HPA

4/7/2004

HPA: Host Protected Area. The HPA is an area at the end of an IDE (ATA) hard drive marked by a disk drive manufacturer or OEM disk distributor as not being user accessible. Conventional uses include isolating configuration data, marking off spare tracks, storing restorable copies of the Operating System, storing diagnostic software, and storing error detection records. HPAs can be password protected. HPAs are not part of the normal file system. They are not usually reflected in the partition table although nothing prevents them from being there if an HPA address is (re)set on a partitioned drive. The disk sectors will not be accessible until the HPA start address is reset again, and might well cause trouble.

For the most part HPAs are invisible to software that is not HPA aware although their presence can possibly be inferred by comparing total sectors claimed by the disk manufacturer to total sectors reported by the operating system. Some versions of Linux appear to report the number of HPAs (one or zero with current HPA implementation) along with other disk information during boot.

The capability to support HPAs was added in Version 4.0 of the ATA specification. HPAs can not be set up on drives built before roughly 1999 (give or take a bit). It is reported that some older drives may misbehave if asked about the presence of HPAs. They shouldn't, but testing for proper (non-)handling of commands that are not yet defined isn't always perfect. HPA is only supported on IDE, not SCSI. At least one HPA sensitive program (Declasfy) warns that trying to release the nonexistent HPA on a SCSI drive may "result in damage"

HPA settings can be temporary (until the next computer boot) or permanent.
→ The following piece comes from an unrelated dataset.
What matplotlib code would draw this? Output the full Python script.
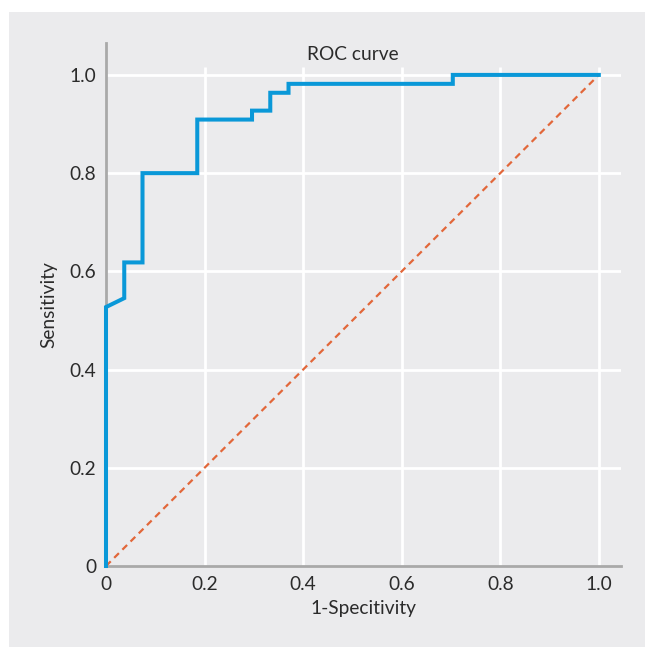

Most disk copy programs do not copy HPAs, but HPA aware disk copy programs do exist. There are also programs that can make HPAs user accessible. The effect of altering or releasing an HPA will be to change the perceived disk drive size, which has a certain potential for confusing programs that assume that disk drive sizes do not change dynamically

Many forensic disk analysis tools handle HPAs in some fashion since information could easily be hidden from normal access by setting up or expanding an HPA.